Reputation: 111
I have JSON data which contain multiple nesting as below. Depth of nesting is not fixed.
JSON field value
{
"hierarchy": {
"record": {
"id": 1,
"record": [
{
"id": 2,
"record": [
{
"id": 3,
"record": [
{
"id": 4,
"record": []
},
{
"id": 5,
"record": []
}
]
}
]
},
{
"id": 6,
"record": [
{
"id": 7
}
]
}
]
}
},
"type": "record"
}
df = spark.read.option("multiLine", True).json(file.json)
df.printSchema()
df.show(100,False)
This is the initial schema I get. I attempted explode but unable to solve the unknown dept of nesting it can have.
<class 'pyspark.sql.dataframe.DataFrame'>
root
|-- hierarchy: struct (nullable = true)
| |-- record: struct (nullable = true)
| | |-- id: long (nullable = true)
| | |-- record: array (nullable = true)
| | | |-- element: struct (containsNull = true)

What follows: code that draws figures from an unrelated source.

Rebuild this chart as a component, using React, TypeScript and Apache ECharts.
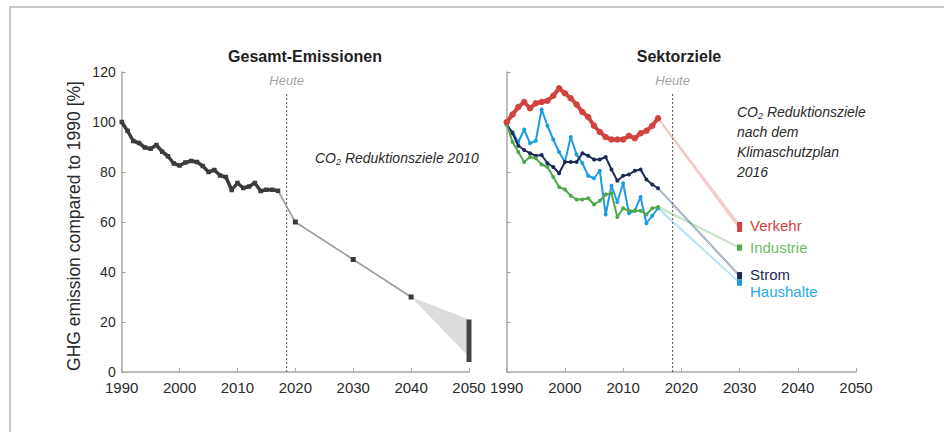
import React, { useEffect, useRef } from "react";
import * as echarts from "echarts";

const FONT = '"Liberation Sans", Arial, sans-serif';

// Gesamt-Emissionen
const totalYears = [1990, 1991, 1992, 1993, 1994, 1995, 1996, 1997, 1998, 1999, 2000, 2001, 2002, 2003, 2004, 2005, 2006, 2007, 2008, 2009, 2010, 2011, 2012, 2013, 2014, 2015, 2016, 2017];
const totalValues = [100, 96.5, 92.4, 91.6, 89.8, 89.3, 90.8, 88.1, 86.3, 83.4, 82.6, 83.8, 84.4, 84.0, 82.4, 80.0, 80.8, 78.6, 78.0, 72.8, 75.6, 73.6, 74.2, 75.6, 72.4, 72.9, 72.9, 72.5];
const projYears = [2017, 2020, 2030, 2040];
const projValues = [72.5, 60, 45, 30];
const wedge2050 = [2040, 30, 2050, 6, 21];
const bar2050 = [2050, 4, 21];

// Sektorziele
const sectorYears = [1990, 1991, 1992, 1993, 1994, 1995, 1996, 1997, 1998, 1999, 2000, 2001, 2002, 2003, 2004, 2005, 2006, 2007, 2008, 2009, 2010, 2011, 2012, 2013, 2014, 2015, 2016];
const verkehr = [100, 103, 106, 108, 105.5, 107.5, 108, 108.5, 110.5, 113.5, 111.5, 109.5, 107, 104, 102, 98.5, 96, 94, 93, 93, 93, 94.5, 93.5, 95.5, 96.5, 98.5, 101.5];
const industrie = [99, 92, 88, 84, 86, 85.5, 83, 82, 78, 74, 73, 70.5, 69, 69, 69.5, 67, 68.5, 71, 71.5, 62, 65.5, 64.5, 64.5, 64.5, 63, 65.5, 66];
const strom = [99, 95.5, 90.5, 88.8, 87.5, 86.5, 86.8, 83.5, 82, 79.5, 84, 84, 84, 87.5, 86.5, 85, 85, 86, 81, 76.5, 78.5, 79, 80.5, 81, 77, 75, 73.5];
const haushalte = [99, 96, 92, 97, 91.5, 92.5, 105, 98.5, 93, 88, 84, 94, 87, 83.5, 78.5, 77.5, 80.5, 63, 74.5, 68, 75.5, 63.5, 64.5, 70, 59.5, 62.5, 65.5];
const sectorNames = ["Verkehr", "Industrie", "Strom", "Haushalte"];
const sectorColors = ["#d2433f", "#4fa84b", "#1b2b55", "#1c9be0"];
const sectorLabelColors = ["#d2433f", "#6cbd68", "#1b2b55", "#2aa6ea"];
const bandColors = ["rgba(228,120,120,0.35)", "rgba(120,190,120,0.3)", "rgba(90,110,145,0.4)", "rgba(90,185,235,0.35)"];
const targetYear = 2030;
const targetLow = [57, 49.5, 38, 35.5];
const targetHigh = [59, 50, 39, 36];

const heuteYear = 2018.5;
const heuteTop = 112;

const zip = (xs: number[], ys: number[]) => xs.map((x, i) => [x, ys[i]]);

export default function App() {
  const ref = useRef<HTMLDivElement>(null);
  useEffect(() => {
    if (!ref.current) return;
    const chart = echarts.init(ref.current, undefined, { renderer: "svg" });
    const sectorData = [verkehr, industrie, strom, haushalte];
    const lastYear = sectorYears[sectorYears.length - 1];

    const xAxisBase = {
      type: "value" as const,
      min: 1990,
      max: 2050,
      interval: 10,
      axisLine: { show: true, lineStyle: { color: "#a8a8a8", width: 1.5 } },
      axisTick: { show: true, inside: true, length: 4, lineStyle: { color: "#a8a8a8", width: 1 } },
      axisLabel: { color: "#2a2a2a", fontSize: 15, lineHeight: 15, margin: 8, fontFamily: FONT, formatter: (v: number) => String(v) },
      splitLine: { show: false },
    };
    const yAxisBase = {
      type: "value" as const,
      min: 0,
      max: 120,
      interval: 20,
      axisLine: { show: true, lineStyle: { color: "#a8a8a8", width: 1.5 } },
      axisTick: { show: true, inside: true, length: 4, lineStyle: { color: "#a8a8a8", width: 1 } },
      splitLine: { show: false },
    };

    const heuteSeries = (idx: number) => [
      {
        type: "line",
        xAxisIndex: idx,
        yAxisIndex: idx,
        data: [[heuteYear, 0], [heuteYear, heuteTop]],
        symbol: "none",
        lineStyle: { color: "#555", width: 1, type: [2, 2] },
        z: 1,
      },
      {
        type: "scatter",
        xAxisIndex: idx,
        yAxisIndex: idx,
        data: [[heuteYear, heuteTop]],
        symbolSize: 1,
        itemStyle: { color: "rgba(0,0,0,0)" },
        label: {
          show: true,
          position: "top",
          distance: 5,
          formatter: "Heute",
          color: "#8a8a8a",
          fontStyle: "italic",
          fontSize: 13,
          fontFamily: FONT,
        },
      },
    ];

    const bandData = sectorData.map((arr, i) => [lastYear, arr[arr.length - 1], targetYear, targetLow[i], targetHigh[i], i]);

    const option: any = {
      animation: false,
      backgroundColor: "#ffffff",
      grid: [
        { left: 121.7, right: 475, top: 72, bottom: 60 },
        { left: 506.7, right: 88, top: 72, bottom: 60 },
      ],
      xAxis: [
        { ...xAxisBase, gridIndex: 0 },
        { ...xAxisBase, gridIndex: 1 },
      ],
      yAxis: [
        { ...yAxisBase, gridIndex: 0, axisLabel: { color: "#2a2a2a", fontSize: 14, lineHeight: 12, margin: 6, fontFamily: FONT } },
        { ...yAxisBase, gridIndex: 1, axisLabel: { show: false } },
      ],
      graphic: [
        {
          type: "rect",
          shape: { x: 10, y: 7, width: 1000, height: 1000 },
          style: { fill: "none", stroke: "#b8b8b8", lineWidth: 1.5 },
          silent: true,
        },
        {
          type: "text",
          x: 305,
          y: 56,
          style: { text: "Gesamt-Emissionen", font: `bold 16px ${FONT}`, fill: "#1e1e1e", align: "center", verticalAlign: "middle" },
        },
        {
          type: "text",
          x: 679,
          y: 56,
          style: { text: "Sektorziele", font: `bold 16px ${FONT}`, fill: "#1e1e1e", align: "center", verticalAlign: "middle" },
        },
        {
          type: "text",
          x: 74,
          y: 226,
          rotation: Math.PI / 2,
          style: { text: "GHG emission compared to 1990 [%]", font: `17.5px ${FONT}`, fill: "#2a2a2a", align: "center", verticalAlign: "middle" },
        },
        {
          type: "text",
          x: 315,
          y: 158,
          style: {
            text: "CO{sub|2} Reduktionsziele 2010",
            font: `italic 14px ${FONT}`,
            fill: "#2a2a2a",
            align: "left",
            verticalAlign: "middle",
            rich: { sub: { fontSize: 9, fontStyle: "italic", fontFamily: FONT, fill: "#2a2a2a", padding: [8, 0, 0, 0] } },
          },
        },
        {
          type: "text",
          x: 737,
          y: 102,
          style: {
            text: "CO{sub|2} Reduktionsziele\nnach dem\nKlimaschutzplan\n2016",
            font: `italic 14px ${FONT}`,
            fill: "#2a2a2a",
            lineHeight: 20,
            align: "left",
            verticalAlign: "top",
            rich: { sub: { fontSize: 9, fontStyle: "italic", fontFamily: FONT, fill: "#2a2a2a", padding: [8, 0, 0, 0] } },
          },
        },
        ...sectorNames.map((name, i) => ({
          type: "text",
          x: 750,
          y: [225, 247, 274, 291][i],
          style: { text: name, font: `15px ${FONT}`, fill: sectorLabelColors[i], align: "left", verticalAlign: "middle" },
        })),
      ],
      series: [
        // wedge 2040-2050
        {
          type: "custom",
          xAxisIndex: 0,
          yAxisIndex: 0,
          data: [wedge2050],
          z: 2,
          renderItem: (params: any, api: any) => {
            const a = api.coord([api.value(0), api.value(1)]);
            const b = api.coord([api.value(2), api.value(4)]);
            const c = api.coord([api.value(2), api.value(3)]);
            return { type: "polygon", shape: { points: [a, b, c] }, style: { fill: "#dcdcdc", stroke: "none" } };
          },
        },
        {
          type: "custom",
          xAxisIndex: 0,
          yAxisIndex: 0,
          data: [bar2050],
          z: 4,
          renderItem: (params: any, api: any) => {
            const a = api.coord([api.value(0), api.value(1)]);
            const b = api.coord([api.value(0), api.value(2)]);
            return { type: "line", shape: { x1: a[0], y1: a[1], x2: b[0], y2: b[1] }, style: { stroke: "#444", lineWidth: 5 } };
          },
        },
        {
          type: "line",
          xAxisIndex: 0,
          yAxisIndex: 0,
          data: zip(projYears, projValues).map((p, i) => (i === 0 ? { value: p, symbol: "none" } : { value: p })),
          symbol: "rect",
          symbolSize: 5,
          itemStyle: { color: "#3a3a3a" },
          lineStyle: { color: "#9c9c9c", width: 1.6 },
          z: 3,
        },
        {
          type: "line",
          xAxisIndex: 0,
          yAxisIndex: 0,
          data: zip(totalYears, totalValues),
          symbol: "rect",
          symbolSize: 4.5,
          itemStyle: { color: "#3c3c3c" },
          lineStyle: { color: "#3c3c3c", width: 3.5 },
          z: 5,
        },
        ...heuteSeries(0),
        ...heuteSeries(1),
        // sector bands to 2030 targets
        {
          type: "custom",
          xAxisIndex: 1,
          yAxisIndex: 1,
          data: bandData,
          z: 2,
          renderItem: (params: any, api: any) => {
            const i = api.value(5);
            const a = api.coord([api.value(0), api.value(1)]);
            const lo = api.coord([api.value(2), api.value(3)]);
            const hi = api.coord([api.value(2), api.value(4)]);
            return {
              type: "group",
              children: [
                {
                  type: "polygon",
                  shape: { points: [[a[0], a[1] - 1], hi, lo, [a[0], a[1] + 1]] },
                  style: { fill: bandColors[i], stroke: bandColors[i], lineWidth: 1 },
                },
                {
                  type: "line",
                  shape: { x1: lo[0], y1: lo[1], x2: hi[0], y2: hi[1] },
                  style: { stroke: sectorColors[i], lineWidth: 5, lineCap: "square" },
                },
              ],
            };
          },
        },
        ...sectorData.map((arr, i) => ({
          type: "line",
          name: sectorNames[i],
          xAxisIndex: 1,
          yAxisIndex: 1,
          data: zip(sectorYears, arr),
          symbol: "circle",
          symbolSize: i === 0 ? 6.5 : 4,
          itemStyle: { color: sectorColors[i] },
          lineStyle: { color: sectorColors[i], width: i === 0 ? 4 : 2 },
          z: i === 0 ? 6 : 5 + (3 - i) * 0.1,
        })),
      ],
    };
    chart.setOption(option);
    return () => chart.dispose();
  }, []);
  return <div ref={ref} style={{ position: "fixed", left: 0, top: 0, width: 944, height: 432 }} />;
}
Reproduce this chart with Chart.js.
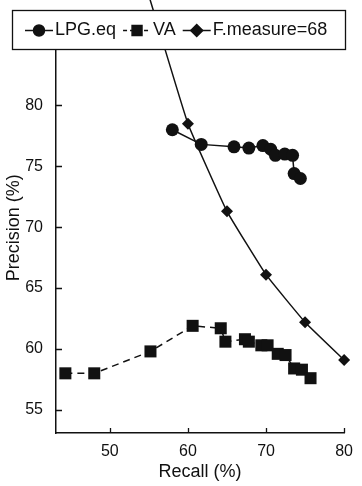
<!DOCTYPE html>
<html>
<head>
<meta charset="utf-8">
<script src="https://cdn.jsdelivr.net/npm/chart.js@4/dist/chart.umd.min.js"></script>
<style>
  html, body { margin: 0; padding: 0; background: #fff; }
  #wrap { width: 362px; height: 486px; }
</style>
</head>
<body>
<div id="wrap"><canvas id="prChart" width="362" height="486"></canvas></div>
<script>
// --- data ---
const lpgRecall    = [58.0, 61.7, 65.9, 67.8, 69.6, 70.6, 71.2, 72.4, 73.4, 73.6, 74.4];
const lpgPrecision = [78.0, 76.8, 76.6, 76.5, 76.7, 76.4, 75.9, 76.0, 75.9, 74.4, 74.0];

const vaRecall     = [44.3, 48.0, 55.2, 60.6, 64.2, 64.8, 67.3, 67.8, 69.4, 70.2, 71.5, 72.5, 73.6, 74.6, 75.7];
const vaPrecision  = [58.0, 58.0, 59.8, 61.9, 61.7, 60.6, 60.8, 60.6, 60.3, 60.3, 59.6, 59.5, 58.4, 58.3, 57.6];

const fRecall      = [55, 60, 65, 70, 75, 80];
const fPrecision   = [89.0, 78.5, 71.3, 66.1, 62.2, 59.1];

const seriesLabels = ['LPG.eq', 'VA', 'F.measure=68'];
const xTicks = [50, 60, 70, 80];
const yTicks = [55, 60, 65, 70, 75, 80];

const ink = '#111';
const FONT = "'Liberation Sans', Arial, Helvetica, sans-serif";

const toPoints = (xs, ys) => xs.map((x, i) => ({ x: x, y: ys[i] }));

// inward tick marks, old-plot style
const inwardTicks = {
    id: 'inwardTicks',
    afterDatasetsDraw(chart) {
        const { ctx, chartArea, scales } = chart;
        ctx.save();
        ctx.strokeStyle = ink;
        ctx.lineWidth = 1.3;
        ctx.beginPath();
        xTicks.forEach(v => {
            const px = Math.round(scales.x.getPixelForValue(v)) + 0.5;
            ctx.moveTo(px, chartArea.bottom);
            ctx.lineTo(px, chartArea.bottom - 5);
        });
        yTicks.forEach(v => {
            const py = Math.round(scales.y.getPixelForValue(v)) + 0.5;
            ctx.moveTo(chartArea.left, py);
            ctx.lineTo(chartArea.left + 6, py);
        });
        ctx.stroke();
        ctx.restore();
    }
};

// boxed legend sitting over the top of the plot
const boxLegend = {
    id: 'boxLegend',
    afterDraw(chart) {
        const ctx = chart.ctx;
        const box = { x: 12, y: 10, w: 333, h: 39 };
        const cy = box.y + box.h / 2 + 1;
        ctx.save();
        ctx.fillStyle = '#fff';
        ctx.fillRect(box.x, box.y, box.w, box.h);
        ctx.strokeStyle = ink;
        ctx.lineWidth = 1.3;
        ctx.strokeRect(box.x + 0.5, box.y + 0.5, box.w, box.h);

        ctx.font = '18px ' + FONT;
        ctx.textBaseline = 'middle';
        ctx.textAlign = 'left';
        let x = 25;
        chart.data.datasets.forEach(ds => {
            const seg = 28;
            ctx.strokeStyle = ink;
            ctx.lineWidth = 1.5;
            ctx.setLineDash(ds.borderDash && ds.borderDash.length ? [4, 3] : []);
            ctx.beginPath();
            ctx.moveTo(x, cy);
            ctx.lineTo(x + seg, cy);
            ctx.stroke();
            ctx.setLineDash([]);
            ctx.fillStyle = ink;
            Chart.helpers.drawPoint(ctx, {
                pointStyle: ds.pointStyle,
                radius: ds.legendRadius,
                borderWidth: 1,
                rotation: 0
            }, x + seg / 2, cy);
            ctx.fillStyle = ink;
            ctx.fillText(ds.label, x + seg + 2, cy);
            x += seg + 2 + ctx.measureText(ds.label).width + 7;
        });
        ctx.restore();
    }
};

new Chart(document.getElementById('prChart').getContext('2d'), {
    type: 'scatter',
    data: {
        datasets: [
            {
                label: seriesLabels[0],
                data: toPoints(lpgRecall, lpgPrecision),
                showLine: true,
                borderColor: ink, backgroundColor: ink,
                borderWidth: 1.5,
                pointStyle: 'circle', pointRadius: 6.5, legendRadius: 5.5,
                pointBorderWidth: 0
            },
            {
                label: seriesLabels[1],
                data: toPoints(vaRecall, vaPrecision),
                showLine: true,
                borderColor: ink, backgroundColor: ink,
                borderWidth: 1.5, borderDash: [7, 5],
                pointStyle: 'rect', pointRadius: 8.5, legendRadius: 7,
                pointBorderWidth: 0
            },
            {
                label: seriesLabels[2],
                data: toPoints(fRecall, fPrecision),
                showLine: true,
                tension: 0.1,
                borderColor: ink, backgroundColor: ink,
                borderWidth: 1.5,
                pointStyle: 'rectRot', pointRadius: 6, legendRadius: 6,
                pointBorderWidth: 0
            }
        ]
    },
    options: {
        responsive: false,
        devicePixelRatio: 1,
        animation: false,
        clip: false,
        layout: { padding: { top: 20, right: 15, left: 0, bottom: 0 } },
        plugins: { legend: { display: false }, tooltip: { enabled: false } },
        scales: {
            x: {
                type: 'linear',
                min: 43.1, max: 80,
                afterFit: s => { s.height = 53; },
                afterBuildTicks: s => { s.ticks = xTicks.map(v => ({ value: v })); },
                grid: { display: false, drawTicks: false },
                border: { display: true, color: ink, width: 1.5 },
                ticks: { color: ink, padding: 9, font: { family: FONT, size: 16 } },
                title: { display: true, text: 'Recall (%)', color: ink, padding: { top: 0, bottom: 3 }, font: { family: FONT, size: 18 } }
            },
            y: {
                type: 'linear',
                min: 53.1, max: 86.8,
                afterFit: s => { s.width = 56; },
                afterBuildTicks: s => { s.ticks = yTicks.map(v => ({ value: v })); },
                grid: { display: false, drawTicks: false },
                border: { display: true, color: ink, width: 1.5 },
                ticks: { color: ink, padding: 13, font: { family: FONT, size: 16 } },
                title: { display: true, text: 'Precision (%)', color: ink, padding: { top: 3, bottom: 0 }, font: { family: FONT, size: 18 } }
            }
        }
    },
    plugins: [inwardTicks, boxLegend]
});
</script>
</body>
</html>
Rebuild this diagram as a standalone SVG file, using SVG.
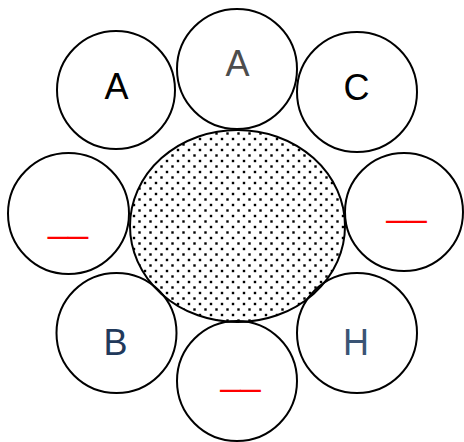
<svg xmlns="http://www.w3.org/2000/svg" width="464" height="442" viewBox="0 0 464 442">
  <style>
    .c { fill: #ffffff; stroke: #000000; stroke-width: 2; }
    .t { font-family: "Liberation Sans", Arial, sans-serif; font-size: 36px; text-anchor: middle; }
    .u { fill: #ff0000; }
  </style>
  <defs>
    <pattern id="dots" patternUnits="userSpaceOnUse" x="0" y="0" width="11" height="11">
      <rect x="6.3" y="0.3" width="2.4" height="2.4" fill="#000"/>
      <rect x="0.8" y="5.8" width="2.4" height="2.4" fill="#000"/>
    </pattern>
  </defs>
  <rect width="464" height="442" fill="#ffffff"/>
  <g id="connectors"></g>
  <g id="node-top-left">
    <circle class="c" cx="116" cy="90" r="59"/>
    <text class="t" x="116.5" y="99" fill="#000000">A</text>
  </g>
  <g id="node-top">
    <circle class="c" cx="237" cy="69" r="60"/>
    <text class="t" x="237.5" y="76" fill="#4d4d4d">A</text>
  </g>
  <g id="node-top-right">
    <circle class="c" cx="357" cy="92" r="60"/>
    <text class="t" x="356.5" y="100" fill="#000000">C</text>
  </g>
  <g id="node-left">
    <circle class="c" cx="68.5" cy="213.5" r="60.5"/>
    <text class="t u" x="68" y="232">__</text>
  </g>
  <g id="node-right">
    <circle class="c" cx="404" cy="212" r="59"/>
    <text class="t u" x="406.5" y="216">__</text>
  </g>
  <g id="node-bottom-left">
    <circle class="c" cx="116.5" cy="333" r="60"/>
    <text class="t" x="115.5" y="355" fill="#21395b">B</text>
  </g>
  <g id="node-bottom-right">
    <circle class="c" cx="357" cy="333" r="60"/>
    <text class="t" x="356" y="355" fill="#3a5475">H</text>
  </g>
  <g id="node-bottom">
    <circle class="c" cx="237" cy="381" r="60"/>
    <text class="t u" x="240.5" y="385">__</text>
  </g>
  <g id="node-center">
    <ellipse cx="237.5" cy="226" rx="107.5" ry="96" fill="url(#dots)" stroke="#000000" stroke-width="2"/>
  </g>
</svg>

| | | | |-- id: long (nullable = true)
| | | | |-- record: array (nullable = true)
| | | | | |-- element: struct (containsNull = true)
| | | | | | |-- id: long (nullable = true)
| | | | | | |-- record: array (nullable = true)
| | | | | | | |-- element: struct (containsNull = true)
| | | | | | | | |-- id: long (nullable = true)
| | | | | | | | |-- record: array (nullable = true)
| | | | | | | | | |-- element: string (containsNull = true)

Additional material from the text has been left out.